S&ED could change things: expert
Updated: 2015-06-19 11:08
By DONG LESHUO in Washington(China Daily USA)
Politicians and economists in Washington have been offering predictions on how next week's Seventh US-China Strategic and Economic Dialogue (S&ED) and the Consultation on People-to-People Exchange (CPE) will go.
"The S&ED is really a meeting between the working professionals at very senior level in the Chinese government and the US government," Adam Posen, president of the Peterson Institute for International Economics (PIIE), said on Thursday.
"We've welcomed China's emergence on the world stage and participation in the global system," Daniel Russel, assistant secretary of state for East Asian and Pacific affairs, said at the Washington Foreign Press Center on Thursday.
"The US and China have a very complex, very consequential relationship. We don't always see eye to eye. But the fact is that global challenges require that we cooperate. They require collaborative solutions," Russel said.
Posen thinks that the US government has been hostile towards the Chinese government across a range of areas, particularly economics.

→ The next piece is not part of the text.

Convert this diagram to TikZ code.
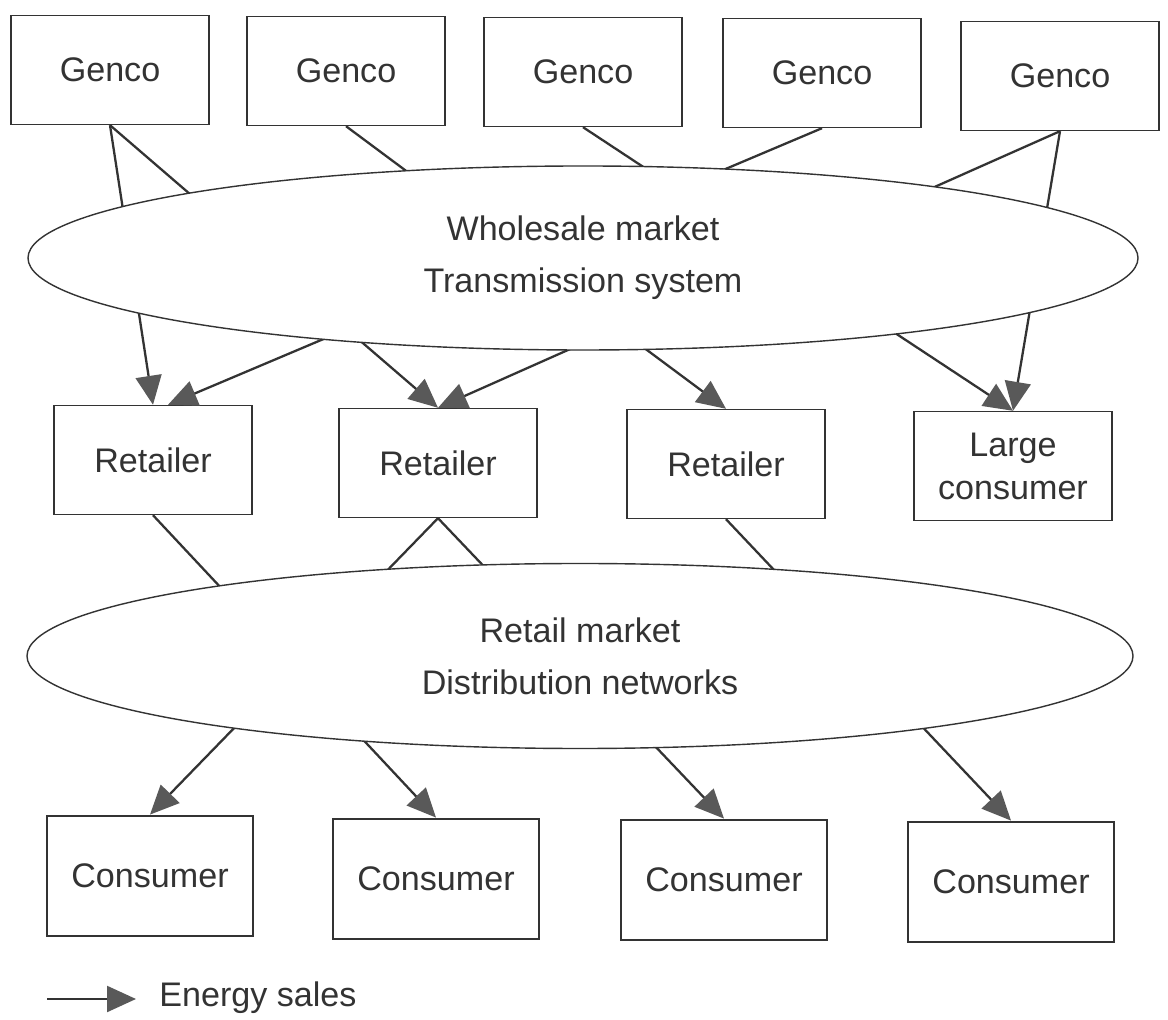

"The US government remains generally biased towards Chinese investment in the US in ways that I do not think are necessary," Posen said.
"I do think there has been too much emphasis on zero sum and conflict between the US and China on economic issues," Posen said.
"There just been a tone that the economic fear is as conflictual as the cyber. I don't think that's in the US' interest, I don't think it's in the world's interest. I think it's an unnecessary tone," Posen said.
"I'm hoping that the S&ED and the upcoming summit with President Xi can get the US to change that approach," Posen said.
Russel said that the S&ED and the CPE provide the US and China an important, regularized platform to strengthen their relationship, to deepen coordination, promote cooperation and manage and narrow the differences between the two countries.
"It plays a very important role in facilitating progress in the US-China relationship and US-China cooperation in the region and in dealing with global problems," Russel said.
Posen thinks that the narrative about the US failures should not "prevent us from making substantive progress at the S&ED".
"There is a whole range of issues to be dealt with, there are a bunch of professionals who know these issues and have been interacting with each other for a long time," Posen said.
The Bilateral Investment Treaty, Cyber issues and the issue of the South China Sea are likely to be the three big issues discussed at the S&ED, according to Nick Lardy, Anthony M. Solomon Senior Fellow at PIIE.
Intellectual property rights are also likely to be on the list, according to Robert Hormats, vice-chairman of Kissinger Associates and former undersecretary for economic growth, energy and the environment at US State Department from 2009 to 2013, who talked at the Council on Foreign Relations in Washington on Tuesday.
The Seventh S&ED and the CPE taking place in Washington, DC from June 22 to 24 will be co-chaired by China State Councilor Yang Jiechi, and Vice-Premier Wang Yang along with their US counterparts Secretary of State John Kerry and the Secretary of Treasury Jack Lew.